• [Written request] Copy the data exactly; pictures stay out of the copy.

• [Given data]
┌──
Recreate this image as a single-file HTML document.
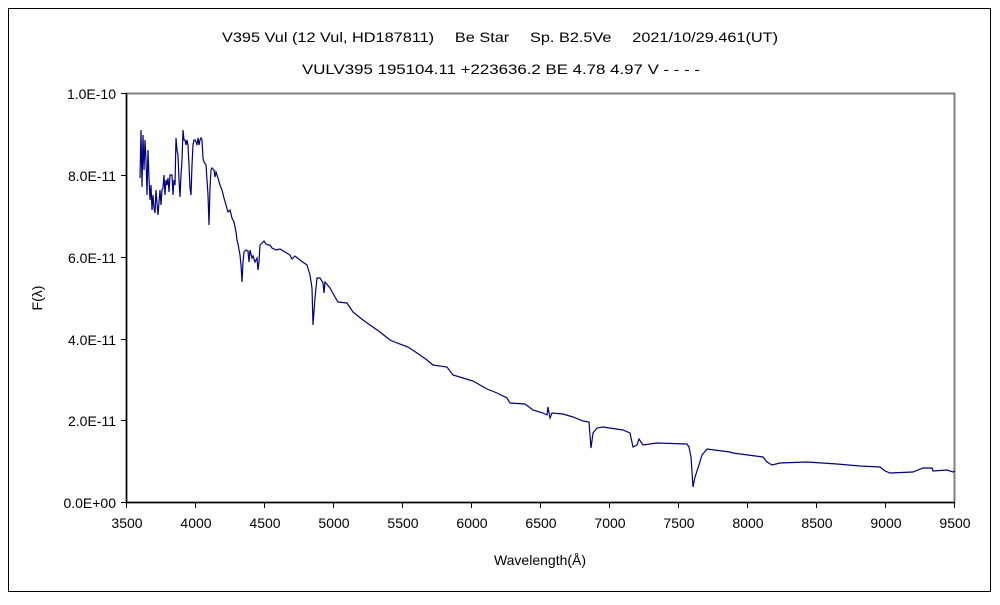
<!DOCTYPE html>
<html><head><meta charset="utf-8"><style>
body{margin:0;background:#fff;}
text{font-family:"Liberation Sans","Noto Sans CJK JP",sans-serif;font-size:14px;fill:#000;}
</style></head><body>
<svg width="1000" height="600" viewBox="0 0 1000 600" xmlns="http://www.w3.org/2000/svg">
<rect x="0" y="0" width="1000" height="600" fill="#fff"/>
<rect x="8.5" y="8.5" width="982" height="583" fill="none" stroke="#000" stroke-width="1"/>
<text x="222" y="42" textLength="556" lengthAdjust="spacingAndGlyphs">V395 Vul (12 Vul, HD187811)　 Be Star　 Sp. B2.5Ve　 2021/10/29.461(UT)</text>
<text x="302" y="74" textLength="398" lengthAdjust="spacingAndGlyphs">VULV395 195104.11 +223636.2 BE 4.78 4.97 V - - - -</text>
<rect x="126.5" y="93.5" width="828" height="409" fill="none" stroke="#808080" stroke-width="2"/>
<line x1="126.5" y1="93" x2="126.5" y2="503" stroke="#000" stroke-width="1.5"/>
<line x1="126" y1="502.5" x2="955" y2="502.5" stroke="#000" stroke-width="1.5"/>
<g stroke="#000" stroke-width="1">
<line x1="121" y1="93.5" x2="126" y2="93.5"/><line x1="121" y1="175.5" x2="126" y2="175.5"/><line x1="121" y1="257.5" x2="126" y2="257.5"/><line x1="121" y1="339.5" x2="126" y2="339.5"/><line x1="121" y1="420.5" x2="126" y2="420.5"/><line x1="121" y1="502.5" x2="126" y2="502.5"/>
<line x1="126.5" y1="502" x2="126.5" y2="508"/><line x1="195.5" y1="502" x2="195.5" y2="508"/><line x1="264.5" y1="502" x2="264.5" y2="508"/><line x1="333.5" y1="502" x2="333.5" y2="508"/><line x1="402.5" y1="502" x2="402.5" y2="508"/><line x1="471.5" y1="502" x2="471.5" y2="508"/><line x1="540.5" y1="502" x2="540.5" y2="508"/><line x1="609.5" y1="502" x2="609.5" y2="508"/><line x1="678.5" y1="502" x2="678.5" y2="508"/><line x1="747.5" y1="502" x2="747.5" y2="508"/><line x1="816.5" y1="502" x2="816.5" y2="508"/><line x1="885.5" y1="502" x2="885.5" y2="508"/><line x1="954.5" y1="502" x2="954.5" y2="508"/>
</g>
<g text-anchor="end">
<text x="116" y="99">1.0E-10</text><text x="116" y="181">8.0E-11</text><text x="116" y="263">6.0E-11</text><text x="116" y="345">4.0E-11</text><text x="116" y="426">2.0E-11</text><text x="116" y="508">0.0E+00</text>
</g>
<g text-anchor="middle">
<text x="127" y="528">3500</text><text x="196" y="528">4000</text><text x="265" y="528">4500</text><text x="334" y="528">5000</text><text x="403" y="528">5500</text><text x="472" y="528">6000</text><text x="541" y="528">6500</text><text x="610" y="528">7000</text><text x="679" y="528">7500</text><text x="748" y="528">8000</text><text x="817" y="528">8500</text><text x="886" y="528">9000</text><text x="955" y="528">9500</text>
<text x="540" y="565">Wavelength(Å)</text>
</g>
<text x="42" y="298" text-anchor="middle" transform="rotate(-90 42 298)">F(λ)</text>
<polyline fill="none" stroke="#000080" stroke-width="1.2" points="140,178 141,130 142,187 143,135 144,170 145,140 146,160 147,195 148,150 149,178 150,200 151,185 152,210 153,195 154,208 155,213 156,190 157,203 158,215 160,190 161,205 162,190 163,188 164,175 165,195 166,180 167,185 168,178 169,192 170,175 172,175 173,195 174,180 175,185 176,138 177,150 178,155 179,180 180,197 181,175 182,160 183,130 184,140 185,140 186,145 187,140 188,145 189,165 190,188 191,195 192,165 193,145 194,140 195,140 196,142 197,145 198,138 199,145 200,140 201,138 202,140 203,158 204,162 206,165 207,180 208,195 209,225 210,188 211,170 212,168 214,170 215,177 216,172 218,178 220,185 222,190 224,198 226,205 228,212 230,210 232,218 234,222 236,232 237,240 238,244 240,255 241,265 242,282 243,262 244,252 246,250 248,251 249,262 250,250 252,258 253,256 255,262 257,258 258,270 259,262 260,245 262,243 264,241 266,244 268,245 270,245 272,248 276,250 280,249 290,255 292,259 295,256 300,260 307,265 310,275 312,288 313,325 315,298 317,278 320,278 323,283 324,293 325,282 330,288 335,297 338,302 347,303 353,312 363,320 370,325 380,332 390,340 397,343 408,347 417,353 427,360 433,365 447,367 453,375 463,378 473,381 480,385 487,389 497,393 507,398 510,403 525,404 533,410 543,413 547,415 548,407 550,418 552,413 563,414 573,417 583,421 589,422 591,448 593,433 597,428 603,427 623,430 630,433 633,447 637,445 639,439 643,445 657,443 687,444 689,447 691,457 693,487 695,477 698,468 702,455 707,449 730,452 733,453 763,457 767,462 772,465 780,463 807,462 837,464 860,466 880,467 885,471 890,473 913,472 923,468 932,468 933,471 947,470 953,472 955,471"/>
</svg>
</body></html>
└──
• [Correct response]
Recreate this image as a single-file HTML document.
<!DOCTYPE html>
<html><head><meta charset="utf-8"><style>
body{margin:0;background:#fff;}
text{font-family:"Liberation Sans","Noto Sans CJK JP",sans-serif;font-size:14px;fill:#000;}
</style></head><body>
<svg width="1000" height="600" viewBox="0 0 1000 600" xmlns="http://www.w3.org/2000/svg">
<rect x="0" y="0" width="1000" height="600" fill="#fff"/>
<rect x="8.5" y="8.5" width="982" height="583" fill="none" stroke="#000" stroke-width="1"/>
<text x="222" y="42" textLength="556" lengthAdjust="spacingAndGlyphs">V395 Vul (12 Vul, HD187811)　 Be Star　 Sp. B2.5Ve　 2021/10/29.461(UT)</text>
<text x="302" y="74" textLength="398" lengthAdjust="spacingAndGlyphs">VULV395 195104.11 +223636.2 BE 4.78 4.97 V - - - -</text>
<rect x="126.5" y="93.5" width="828" height="409" fill="none" stroke="#808080" stroke-width="2"/>
<line x1="126.5" y1="93" x2="126.5" y2="503" stroke="#000" stroke-width="1.5"/>
<line x1="126" y1="502.5" x2="955" y2="502.5" stroke="#000" stroke-width="1.5"/>
<g stroke="#000" stroke-width="1">
<line x1="121" y1="93.5" x2="126" y2="93.5"/><line x1="121" y1="175.5" x2="126" y2="175.5"/><line x1="121" y1="257.5" x2="126" y2="257.5"/><line x1="121" y1="339.5" x2="126" y2="339.5"/><line x1="121" y1="420.5" x2="126" y2="420.5"/><line x1="121" y1="502.5" x2="126" y2="502.5"/>
<line x1="126.5" y1="502" x2="126.5" y2="508"/><line x1="195.5" y1="502" x2="195.5" y2="508"/><line x1="264.5" y1="502" x2="264.5" y2="508"/><line x1="333.5" y1="502" x2="333.5" y2="508"/><line x1="402.5" y1="502" x2="402.5" y2="508"/><line x1="471.5" y1="502" x2="471.5" y2="508"/><line x1="540.5" y1="502" x2="540.5" y2="508"/><line x1="609.5" y1="502" x2="609.5" y2="508"/><line x1="678.5" y1="502" x2="678.5" y2="508"/><line x1="747.5" y1="502" x2="747.5" y2="508"/><line x1="816.5" y1="502" x2="816.5" y2="508"/><line x1="885.5" y1="502" x2="885.5" y2="508"/><line x1="954.5" y1="502" x2="954.5" y2="508"/>
</g>
<g text-anchor="end">
<text x="116" y="99">1.0E-10</text><text x="116" y="181">8.0E-11</text><text x="116" y="263">6.0E-11</text><text x="116" y="345">4.0E-11</text><text x="116" y="426">2.0E-11</text><text x="116" y="508">0.0E+00</text>
</g>
<g text-anchor="middle">
<text x="127" y="528">3500</text><text x="196" y="528">4000</text><text x="265" y="528">4500</text><text x="334" y="528">5000</text><text x="403" y="528">5500</text><text x="472" y="528">6000</text><text x="541" y="528">6500</text><text x="610" y="528">7000</text><text x="679" y="528">7500</text><text x="748" y="528">8000</text><text x="817" y="528">8500</text><text x="886" y="528">9000</text><text x="955" y="528">9500</text>
<text x="540" y="565">Wavelength(Å)</text>
</g>
<text x="42" y="298" text-anchor="middle" transform="rotate(-90 42 298)">F(λ)</text>
<polyline fill="none" stroke="#000080" stroke-width="1.2" points="140,178 141,130 142,187 143,135 144,170 145,140 146,160 147,195 148,150 149,178 150,200 151,185 152,210 153,195 154,208 155,213 156,190 157,203 158,215 160,190 161,205 162,190 163,188 164,175 165,195 166,180 167,185 168,178 169,192 170,175 172,175 173,195 174,180 175,185 176,138 177,150 178,155 179,180 180,197 181,175 182,160 183,130 184,140 185,140 186,145 187,140 188,145 189,165 190,188 191,195 192,165 193,145 194,140 195,140 196,142 197,145 198,138 199,145 200,140 201,138 202,140 203,158 204,162 206,165 207,180 208,195 209,225 210,188 211,170 212,168 214,170 215,177 216,172 218,178 220,185 222,190 224,198 226,205 228,212 230,210 232,218 234,222 236,232 237,240 238,244 240,255 241,265 242,282 243,262 244,252 246,250 248,251 249,262 250,250 252,258 253,256 255,262 257,258 258,270 259,262 260,245 262,243 264,241 266,244 268,245 270,245 272,248 276,250 280,249 290,255 292,259 295,256 300,260 307,265 310,275 312,288 313,325 315,298 317,278 320,278 323,283 324,293 325,282 330,288 335,297 338,302 347,303 353,312 363,320 370,325 380,332 390,340 397,343 408,347 417,353 427,360 433,365 447,367 453,375 463,378 473,381 480,385 487,389 497,393 507,398 510,403 525,404 533,410 543,413 547,415 548,407 550,418 552,413 563,414 573,417 583,421 589,422 591,448 593,433 597,428 603,427 623,430 630,433 633,447 637,445 639,439 643,445 657,443 687,444 689,447 691,457 693,487 695,477 698,468 702,455 707,449 730,452 733,453 763,457 767,462 772,465 780,463 807,462 837,464 860,466 880,467 885,471 890,473 913,472 923,468 932,468 933,471 947,470 953,472 955,471"/>
</svg>
</body></html>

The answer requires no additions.